What this means for marketers:
The religious and the non-religious are both viable marketing targets for Easter confections. While it’s likely easier and more efficient to create product and point-of-purchase that generically targets everyone, consider whether there is potential to focus some product and/or in-store displays on one of these audiences.

Besides the candy itself, can you remember buying candy in any interesting Easter packaging (besides a plastic egg)?

“Gumballs that were shaped like eggs that were in a mini egg carton that was like two inches tall.” —Jill

“I got these little M&M guys; they were about three inches in diameter and they were 3D M&M guys with feet and little hats, and you opened up the top and they had mini M&Ms inside of them.  And last year I got little metal tins with a zipper — a nylon zipper on a metal case.” —Mary

“If their baskets are tattered, I’d buy them a new basket.  Or the gold coins in the little net bags.  I try to buy one like Barbie or Hot Wheels egg for each of them or a car filled with candy. Anything that is really cute, I will buy it.” —Charm

What this means for marketers:
Today’s Gen X-aged moms are all about the “cute” factor. They love unusual novelty packages for Easter candy, but most struggled to remember any that really stood out in their minds.  There’s an obvious gap in what these moms are seeing on store shelves around Easter in terms of truly innovative novelty packaging.

What factors impact your candy selection? Do you look for specific brands?

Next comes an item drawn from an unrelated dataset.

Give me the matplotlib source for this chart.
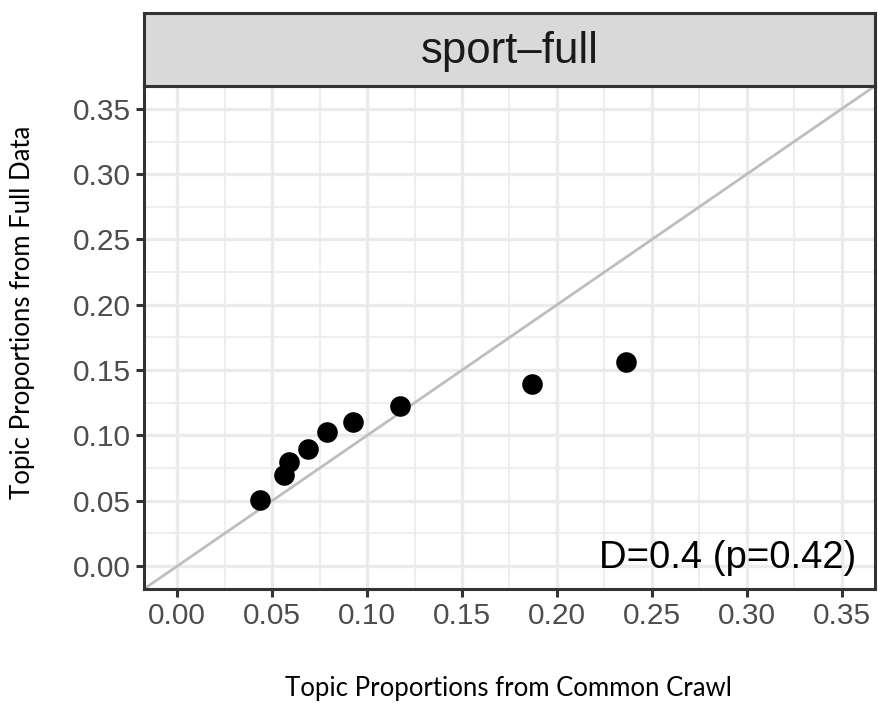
import matplotlib.pyplot as plt
import numpy as np

# proporzioni dei topic
common_crawl = [0.0434, 0.0564, 0.0589, 0.0689, 0.0787, 0.0927, 0.1174, 0.187, 0.2366]
full_data = [0.0506, 0.0701, 0.0798, 0.0899, 0.1030, 0.1104, 0.1223, 0.1393, 0.1562]
ticks = [0.00, 0.05, 0.10, 0.15, 0.20, 0.25, 0.30, 0.35]
panel_title = 'sport\u2013full'
stat_label = 'D=0.4 (p=0.42)'

plt.rcParams['font.family'] = ['Liberation Sans', 'DejaVu Sans']

fig = plt.figure(figsize=(8.79, 7.03), dpi=100)
ax = fig.add_axes([0.1638, 0.1622, 0.8316, 0.7155])
strip = fig.add_axes([0.1638, 0.8777, 0.8316, 0.1038])

lim = (-0.0175, 0.3675)
ax.set_xlim(lim)
ax.set_ylim(lim)

# griglia stile theme_bw
ax.set_xticks(ticks)
ax.set_yticks(ticks)
ax.set_xticks([t + 0.025 for t in ticks[:-1]], minor=True)
ax.set_yticks([t + 0.025 for t in ticks[:-1]], minor=True)
ax.grid(True, which='major', color='#EBEBEB', linewidth=2.4, zorder=0)
ax.grid(True, which='minor', color='#EBEBEB', linewidth=1.2, zorder=0)
ax.set_axisbelow(True)
ax.tick_params(which='minor', length=0)
ax.tick_params(which='major', length=5.5, width=2.2, color='#333333',
               labelsize=21.5, labelcolor='#4D4D4D', pad=4)
ax.set_xticklabels([f'{t:.2f}' for t in ticks])
ax.set_yticklabels([f'{t:.2f}' for t in ticks])

for sp in ax.spines.values():
    sp.set_color('#333333')
    sp.set_linewidth(2.2)

# diagonale y = x
ax.axline((0, 0), slope=1, color='#BEBEBE', linewidth=2.0, zorder=1)
ax.scatter(common_crawl, full_data, s=220, color='black', zorder=3, linewidths=0)

ax.text(0.975, 0.025, stat_label, transform=ax.transAxes, ha='right', va='bottom',
        fontsize=27.5, color='black')

# striscia del facet
strip.set_facecolor('#D9D9D9')
strip.set_xticks([])
strip.set_yticks([])
for sp in strip.spines.values():
    sp.set_color('#333333')
    sp.set_linewidth(2.2)
strip.text(0.5, 0.47, panel_title, ha='center', va='center', fontsize=31.5, color='#1A1A1A')

fig.text(0.578, 0.02, 'Topic Proportions from Common Crawl', ha='center', va='center',
         fontsize=18.5, family=['Lato', 'DejaVu Sans'])
fig.text(0.026, 0.555, 'Topic Proportions from Full Data', ha='center', va='center',
         rotation=90, fontsize=18.5, family=['Lato', 'DejaVu Sans'])

plt.savefig('out.png', dpi=100)
plt.close()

“Some is tradition.  I’m pretty loyal to the Hershey’s eggs and the Peeps.  For novelties, it’s price and packaging — I don’t want to spend a fortune, it’s just a ‘little something;’ nothing is really a ‘keeper.’ I’m very price-sensitive. But then, cheap chocolate is something I do try to avoid, so brands are important, but I’m not willing to go crazy spending money on it.” —Jill

“I always get something with M&Ms, Reese’s, and Peeps —they are must haves because they are a certain kind of candy.  I am a brand person; I don’t ever really buy generic.” —Jennifer

“With some brands, you know you can expect quality and a good taste.  When [a brand I know] makes a product that is special for the holiday, it’s still fun and different, but with the quality, name, and taste you can count on.  For example, I think the pastel M&Ms for Easter are great.” —Bevin

What this means for marketers:
None of the moms we talked to go shopping for Easter candy with a pre-made list in hand. They browse the Easter aisles and, for the most part, look for brands they know and trust.  They are very focused on making sure they get everything they need for their kids’ Easter baskets.

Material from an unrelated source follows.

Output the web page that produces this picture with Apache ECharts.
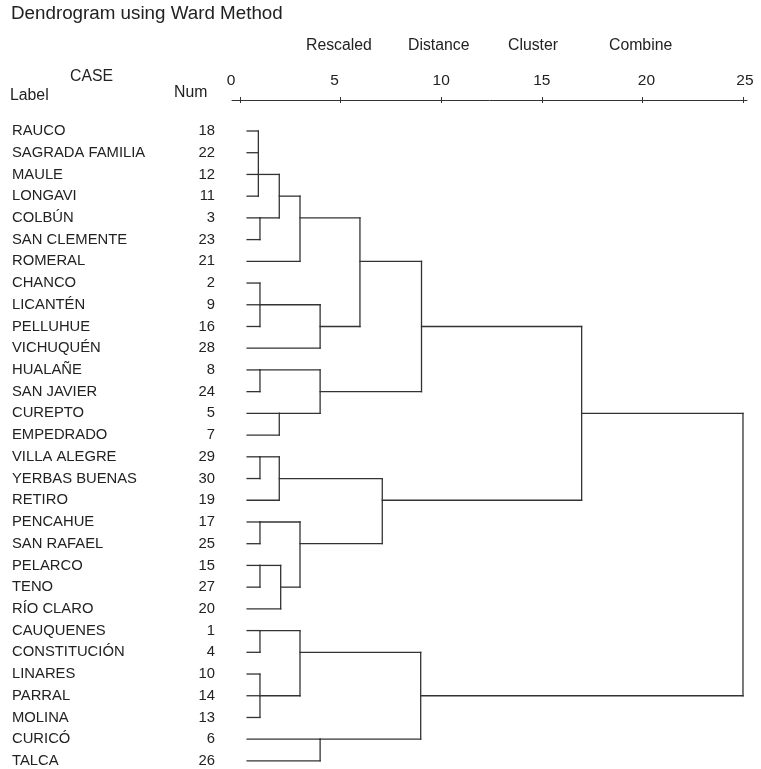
<!DOCTYPE html>
<html>
<head>
<meta charset="utf-8">
<script src="https://cdn.jsdelivr.net/npm/echarts@6/dist/echarts.min.js"></script>
<style>
html,body{margin:0;padding:0;background:#fff;}
#chart{width:761px;height:769px;}
</style>
</head>
<body>
<div id="chart"></div>
<script>
// ---- data ----
const caseNames = ['RAUCO','SAGRADA FAMILIA','MAULE','LONGAVI','COLBÚN','SAN CLEMENTE','ROMERAL','CHANCO','LICANTÉN','PELLUHUE','VICHUQUÉN','HUALAÑE','SAN JAVIER','CUREPTO','EMPEDRADO','VILLA ALEGRE','YERBAS BUENAS','RETIRO','PENCAHUE','SAN RAFAEL','PELARCO','TENO','RÍO CLARO','CAUQUENES','CONSTITUCIÓN','LINARES','PARRAL','MOLINA','CURICÓ','TALCA'];
const caseNums = [18,22,12,11,3,23,21,2,9,16,28,8,24,5,7,29,30,19,17,25,15,27,20,1,4,10,14,13,6,26];
const axisTicks = [0,5,10,15,20,25];
const leafStart = 0.35;
// each merge: children (L# = leaf row, M# = earlier merge), rescaled distance, row of its line
const mergeChildren = [
  ['L0','L1','L2','L3'], ['L4','L5'], ['M0','M1'], ['M2','L6'],
  ['L7','L8','L9'], ['M4','L10'], ['M3','M5'],
  ['L11','L12'], ['L13','L14'], ['M7','M8'], ['M6','M9'],
  ['L15','L16'], ['M11','L17'], ['L18','L19'], ['L20','L21'], ['M14','L22'],
  ['M13','M15'], ['M12','M16'], ['M10','M17'],
  ['L23','L24'], ['L25','L26','L27'], ['M19','M20'], ['L28','L29'], ['M21','M22'],
  ['M18','M23']
];
const mergeHeights = [0.91,0.99,1.95,2.98,0.99,3.98,5.96,0.99,1.95,3.98,9.02,0.99,1.95,0.99,0.99,2.02,2.98,7.07,16.98,0.99,0.99,2.98,3.98,8.98,25];
const mergeRows = [2,4,3,4,8,9,6,11,13,12,9,15,16,18,20,21,19,17,13,23,26,24,28,26,20];

// ---- build segments ----
function nodeRow(id){ return id[0]==='L' ? +id.slice(1) : mergeRows[+id.slice(1)]; }
function nodeStart(id){ return id[0]==='L' ? leafStart : mergeHeights[+id.slice(1)]; }
const segments = [];
mergeChildren.forEach((ch, m) => {
  const h = mergeHeights[m];
  const rows = ch.map(nodeRow);
  ch.forEach(c => segments.push([nodeStart(c), nodeRow(c), h, nodeRow(c)]));
  segments.push([h, Math.min(...rows), h, Math.max(...rows)]);
});

const FONT = "'Liberation Sans', Arial, sans-serif";
const TXT = '#222';
const LINE = '#333';
const rowValues = caseNames.map((_, i) => i);

// small horizontal nudges of the tick labels, as in the original layout
const labelShift = {0:-9, 5:-6, 10:0, 15:0, 20:4, 25:2};
const rich = {};
axisTicks.forEach(t => {
  const d = labelShift[t] || 0;
  rich['t' + t] = {
    fontFamily: FONT, fontSize: 15.5, color: TXT, lineHeight: 15,
    padding: d < 0 ? [0, -2 * d, 0, 0] : [0, 0, 0, 2 * d]
  };
});

const chart = echarts.init(document.getElementById('chart'), null, {renderer: 'canvas'});
const yBase = {
  type: 'value', inverse: true, min: -1.427, max: 29.4, position: 'left',
  axisLine: {show: false}, axisTick: {show: false}, splitLine: {show: false}
};
chart.setOption({
  animation: false,
  backgroundColor: '#fff',
  grid: {left: 232, right: 14, top: 100, height: 669.6, containLabel: false, outerBoundsMode: 'none'},
  xAxis: [
    {
      type: 'value', position: 'top', min: -0.4, max: 25.2,
      axisLine: {show: true, onZero: false, lineStyle: {color: LINE, width: 1}},
      axisTick: {show: true, inside: false, length: 3, customValues: axisTicks, lineStyle: {color: LINE}},
      axisLabel: {
        show: true, margin: 12, customValues: axisTicks,
        formatter: v => '{t' + v + '|' + v + '}', rich: rich
      },
      splitLine: {show: false}
    },
    {
      type: 'value', position: 'top', min: -0.4, max: 25.2, offset: 0,
      axisLine: {show: false, onZero: false},
      axisTick: {show: true, inside: true, length: 3, customValues: axisTicks, lineStyle: {color: LINE}},
      axisLabel: {show: false},
      splitLine: {show: false}
    }
  ],
  yAxis: [
    Object.assign({}, yBase, {
      axisLabel: {
        show: true, customValues: rowValues, align: 'left', margin: 220,
        fontFamily: FONT, fontSize: 14.8, color: TXT,
        formatter: v => caseNames[v]
      }
    }),
    Object.assign({}, yBase, {
      offset: 0,
      axisLabel: {
        show: true, customValues: rowValues, align: 'right', margin: 17,
        fontFamily: FONT, fontSize: 14.8, color: TXT,
        formatter: v => String(caseNums[v])
      }
    })
  ],
  graphic: [
    {type: 'text', left: 11, top: 4, style: {text: 'Dendrogram using Ward Method', font: "18.8px " + FONT, fill: TXT}},
    {type: 'text', left: 306, top: 38, style: {text: 'Rescaled', font: "15.8px " + FONT, fill: TXT}},
    {type: 'text', left: 408, top: 38, style: {text: 'Distance', font: "15.8px " + FONT, fill: TXT}},
    {type: 'text', left: 508, top: 38, style: {text: 'Cluster', font: "15.8px " + FONT, fill: TXT}},
    {type: 'text', left: 609, top: 38, style: {text: 'Combine', font: "15.8px " + FONT, fill: TXT}},
    {type: 'text', left: 70, top: 69, style: {text: 'CASE', font: "15.8px " + FONT, fill: TXT}},
    {type: 'text', left: 10, top: 88, style: {text: 'Label', font: "15.8px " + FONT, fill: TXT}},
    {type: 'text', left: 174, top: 85, style: {text: 'Num', font: "15.8px " + FONT, fill: TXT}}
  ],
  series: [{
    type: 'custom',
    xAxisIndex: 0, yAxisIndex: 0,
    clip: false,
    data: segments,
    encode: {x: [0, 2], y: [1, 3]},
    renderItem: function (params, api) {
      const p1 = api.coord([api.value(0), api.value(1)]);
      const p2 = api.coord([api.value(2), api.value(3)]);
      return {
        type: 'line',
        shape: {x1: p1[0], y1: p1[1], x2: p2[0], y2: p2[1]},
        style: {stroke: LINE, lineWidth: 1.3, lineCap: 'square'}
      };
    }
  }]
});
</script>
</body>
</html>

Since the basket is the focus of Mom’s Easter candy shopping, candy marketers could make it easier for her by giving basket-creation suggestions at point-of-purchase, by offering novelty packages that remind moms such items are “perfect for Easter baskets,” and by offering SKUs that are two-packs or three-packs, since this seems to be the number of baskets for which most moms are shopping.